I was invited to a dinner party at a friend’s apartment in Portland. It was to be a small gathering and we were to be enjoying a roasted chicken with numerous bottles of white wine. I was in the neighborhood about an hour early and decided to pop in the local bar and watch the first half of the Thursday night football game strictly for fantasy purposes. This was 19th Nov of last year, Titans/Jaguars. This was my first, personal interaction with the Color Rush uniforms. I wasn’t prepared for how horrible they really were until I had to stare at them for a half an hour. I remember sitting at the bar and repeatedly sighing “UGH” loudly and to no one in particular. I couldn’t even focus on the game, which was equally awful. I was so focused on hate-watching those god-damn uniforms.

Anyway, so I arrive at the party and I meet a gentleman who worked for Nike. If you go to any dinner party in Portland, there is a 75% chance that someone at the party works for Nike and a 95% chance they will be the biggest assholes there. Lucky for me, this guy was one of the five percent and we hit it off instantly, laughing and joking and getting to that point where we could be conversationally candid with each other.

I had mentioned that I had popped in to watch the game before I came to dinner. He casually asked how felt about the new uniforms. Sparkling after three glasses of wine, I proceeded to go on an unholy diatribe and listed EVERYTHING I thought about the uniforms.
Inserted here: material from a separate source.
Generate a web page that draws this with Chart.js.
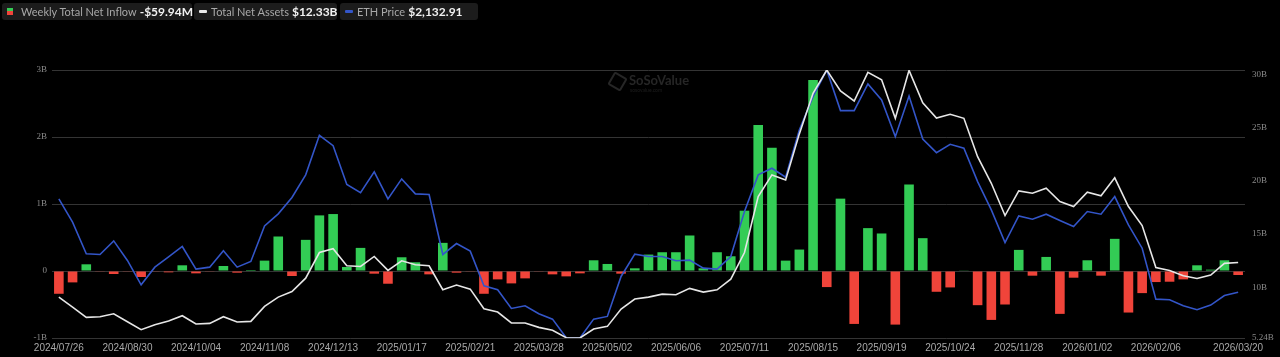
<!DOCTYPE html>
<html>
<head>
<meta charset="utf-8">
<script src="https://cdn.jsdelivr.net/npm/chart.js@4.4.1/dist/chart.umd.min.js"></script>
<style>
  html,body{margin:0;padding:0;background:#000;width:1280px;height:357px;overflow:hidden;}
  #wrap{position:relative;width:1280px;height:357px;}
  canvas{position:absolute;left:0;top:0;}
  .lg{position:absolute;top:3px;height:17px;background:#1c1c1c;border-radius:3px;font-family:Lato,"Liberation Sans",sans-serif;font-size:11px;color:#a8a8a8;line-height:17px;white-space:nowrap;}
  .lg b{color:#f2f2f2;font-size:12px;font-weight:700;margin-left:3px;}
  .ic{position:absolute;}
  .wm{position:absolute;left:629px;top:72px;font-family:Lato,"Liberation Sans",sans-serif;font-weight:700;font-size:13px;color:#262626;}
  .wm2{position:absolute;left:630px;top:87px;font-family:Lato,"Liberation Sans",sans-serif;font-size:5px;color:#1e1e1e;}
  .logo{position:absolute;left:610px;top:74px;width:11px;height:11px;border:2px solid #262626;border-radius:2px;transform:rotate(30deg);}
</style>
</head>
<body>
<div id="wrap">
  <canvas id="c" width="1280" height="357"></canvas>
  <div class="logo"></div>
  <div class="wm">SoSoValue</div>
  <div class="wm2">sosovalue.com</div>
  <div class="lg" style="left:2px;width:190px;">
    <span class="ic" style="left:5px;top:5px;width:6px;height:3px;background:#33cc55;"></span>
    <span class="ic" style="left:5px;top:8px;width:6px;height:4px;background:#f0443a;"></span>
    <span style="position:absolute;left:19px;">Weekly Total Net Inflow<b>-$59.94M</b></span>
  </div>
  <div class="lg" style="left:194px;width:143px;">
    <span class="ic" style="left:5px;top:7px;width:8px;height:3px;background:#eaeaea;border-radius:1px;"></span>
    <span style="position:absolute;left:17px;">Total Net Assets<b>$12.33B</b></span>
  </div>
  <div class="lg" style="left:340px;width:138px;">
    <span class="ic" style="left:5px;top:7px;width:8px;height:3px;background:#3355c8;border-radius:1px;"></span>
    <span style="position:absolute;left:17px;">ETH Price<b>$2,132.91</b></span>
  </div>
</div>
<script>
const dates = [
 "2024/07/26","2024/08/02","2024/08/09","2024/08/16","2024/08/23","2024/08/30","2024/09/06","2024/09/13","2024/09/20","2024/09/27",
 "2024/10/04","2024/10/11","2024/10/18","2024/10/25","2024/11/01","2024/11/08","2024/11/15","2024/11/22","2024/11/29","2024/12/06",
 "2024/12/13","2024/12/20","2024/12/27","2025/01/03","2025/01/10","2025/01/17","2025/01/24","2025/01/31","2025/02/07","2025/02/14",
 "2025/02/21","2025/02/28","2025/03/07","2025/03/14","2025/03/21","2025/03/28","2025/04/04","2025/04/11","2025/04/18","2025/04/25",
 "2025/05/02","2025/05/09","2025/05/16","2025/05/23","2025/05/30","2025/06/06","2025/06/13","2025/06/20","2025/06/27","2025/07/04",
 "2025/07/11","2025/07/18","2025/07/25","2025/08/01","2025/08/08","2025/08/15","2025/08/22","2025/08/29","2025/09/05","2025/09/12",
 "2025/09/19","2025/09/26","2025/10/03","2025/10/10","2025/10/17","2025/10/24","2025/10/31","2025/11/07","2025/11/14","2025/11/21",
 "2025/11/28","2025/12/05","2025/12/12","2025/12/19","2025/12/26","2026/01/02","2026/01/09","2026/01/16","2026/01/23","2026/01/30",
 "2026/02/06","2026/02/13","2026/02/20","2026/02/27","2026/03/06","2026/03/13","2026/03/20"
];
// Weekly total net inflow, billions USD
const netInflow = [
 -0.34,-0.17,0.10,-0.01,-0.045,-0.01,-0.09,-0.005,-0.02,0.085,
 -0.035,-0.005,0.075,-0.025,0.015,0.155,0.515,-0.075,0.465,0.83,
 0.85,0.06,0.345,-0.04,-0.19,0.205,0.13,-0.05,0.42,-0.025,
 -0.005,-0.34,-0.125,-0.185,-0.11,-0.005,-0.05,-0.08,-0.035,0.16,
 0.105,-0.04,0.04,0.245,0.28,0.28,0.53,0.04,0.28,0.22,
 0.90,2.18,1.84,0.155,0.32,2.85,-0.24,1.08,-0.79,0.64,
 0.56,-0.80,1.29,0.49,-0.31,-0.245,0.01,-0.51,-0.73,-0.50,
 0.315,-0.07,0.21,-0.64,-0.10,0.16,-0.07,0.48,-0.62,-0.33,
 -0.165,-0.16,-0.125,0.085,0.02,0.16,-0.05994
];
// Total net assets, billions USD
const netAssets = [
 9.08,8.14,7.18,7.24,7.52,6.77,6.02,6.49,6.83,7.33,
 6.55,6.61,7.24,6.74,6.80,8.21,9.08,9.61,10.86,13.27,
 13.62,12.02,11.96,12.90,11.59,12.49,12.12,12.02,9.77,10.21,
 9.83,7.99,7.68,6.65,6.65,6.24,5.96,5.27,5.24,6.08,
 6.33,7.96,8.90,9.08,9.36,9.30,9.90,9.55,9.77,10.77,
 13.27,18.53,20.56,20.09,24.41,28.22,30.41,28.44,27.50,30.19,
 29.50,25.87,30.38,27.32,25.90,26.25,25.87,22.27,19.77,16.74,
 19.06,18.84,19.31,18.06,17.59,18.93,18.59,20.28,17.59,15.80,
 11.86,11.58,11.08,10.83,11.15,12.25,12.33
];
// ETH price, USD
const ethPrice = [
 3265,2983,2599,2591,2756,2518,2223,2437,2562,2688,
 2413,2437,2635,2437,2506,2938,3084,3282,3557,4038,
 3912,3441,3342,3593,3266,3508,3326,3318,2591,2724,
 2631,2211,2162,1936,1968,1871,1806,1580,1577,1806,
 1839,2324,2595,2566,2566,2514,2522,2425,2413,2566,
 3112,3557,3637,3528,4102,4506,4830,4337,4337,4660,
 4466,4021,4514,3993,3827,3928,3880,3476,3132,2736,
 3059,3019,3080,3003,2930,3112,3080,3294,2950,2667,
 2049,2041,1968,1920,1976,2093,2132.91
];
const leftTicks = [-1,0,1,2,3];
const rightTicks = [5.24,10,15,20,25,30];

const GREEN = '#33cc55', RED = '#f0443a';
const serif = {family:'"Liberation Serif", "DejaVu Serif", serif', size:9};

new Chart(document.getElementById('c'), {
  data: {
    labels: dates,
    datasets: [
      {type:'line', label:'Total Net Assets', data: netAssets, yAxisID:'yR',
       borderColor:'#e6e6e6', borderWidth:1.6, pointRadius:0, tension:0, order:1},
      {type:'line', label:'ETH Price', data: ethPrice, yAxisID:'yE',
       borderColor:'#3355c8', borderWidth:1.6, pointRadius:0, tension:0, order:2},
      {type:'bar', label:'Weekly Total Net Inflow', data: netInflow, yAxisID:'yL',
       backgroundColor: ctx => (ctx.raw >= 0 ? GREEN : RED),
       barPercentage:0.7, categoryPercentage:1.0, order:3}
    ]
  },
  options: {
    responsive:false, animation:false, devicePixelRatio:1,
    layout:{padding:{top:70,left:0,right:0,bottom:0}},
    plugins:{legend:{display:false}, tooltip:{enabled:false}},
    scales:{
      x:{
        offset:true,
        grid:{display:false, drawTicks:false}, border:{display:false},
        afterFit: s => { s.height = 19; },
        ticks:{
          autoSkip:false, maxRotation:0, minRotation:0, padding:4,
          color:'#a9a9a9', font:{family:'"Liberation Sans", Arial, sans-serif', size:10},
          callback: function(v, i){ const n = dates.length; return ((i % 5 === 0 && i !== n - 2) || i === n - 1) ? dates[i] : ''; }
        }
      },
      yL:{
        position:'left', min:-1, max:3,
        afterBuildTicks: s => { s.ticks = leftTicks.map(v => ({value:v})); },
        afterFit: s => { s.width = 52; },
        grid:{color:'#343434', lineWidth:1, drawTicks:false}, border:{display:false},
        ticks:{padding:5, color:'#8a8a8a', font:serif,
          callback: v => (v === 0 ? '0' : v + 'B')}
      },
      yR:{
        position:'right', min:5.24, max:30.41,
        afterBuildTicks: s => { s.ticks = rightTicks.map(v => ({value:v})); },
        afterFit: s => { s.width = 35; },
        grid:{drawOnChartArea:false, drawTicks:false}, border:{display:false},
        ticks:{padding:7, color:'#8a8a8a', font:serif, callback: v => v + 'B'}
      },
      yE:{display:false, min:1577, max:4830}
    }
  }
});
</script>
</body>
</html>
Highlights included:

1. Why would anyone use a fecal sample from someone with a compromised immune system and think that was a good color scheme for the Jacksonville Jaguars?

2. Jacksonville, Florida is a fetid shithole, so of course the color was inspired by day old nacho and beer vomit.

3. Thursday Night games are inherently unwatchable, so the next best idea is to make the uniforms so horrible, viewers can focus their hatred and despair on something else. Like the fact that the field is covered in monochromatic onesies that reduce the players to hordes of giant baby-men.

And so on.

My new friend sat quiet for a beat and said that he was the Creative Director of Design at Nike for the NFL (or something like that) and was PERSONALLY responsible for the design and concept of the Color Rush marketing scheme. And that he was also responsible for the new-look NBA uniforms when they get re-designed by Nike. I responded with a spit-take of Sancerre and sat back in my chair in an amazed silence.

I tried to counter with a half-assed “Well, maybe they’re not ALL BAD hahaha (more wine please)” but I gave up. Why should I apologize?? Those uniforms are an atrocity and there is no way to sugarcoat it. The rest of the dinner was slightly awkward but fuck it, I would’ve been more comfortable if he said he had founded ISIS.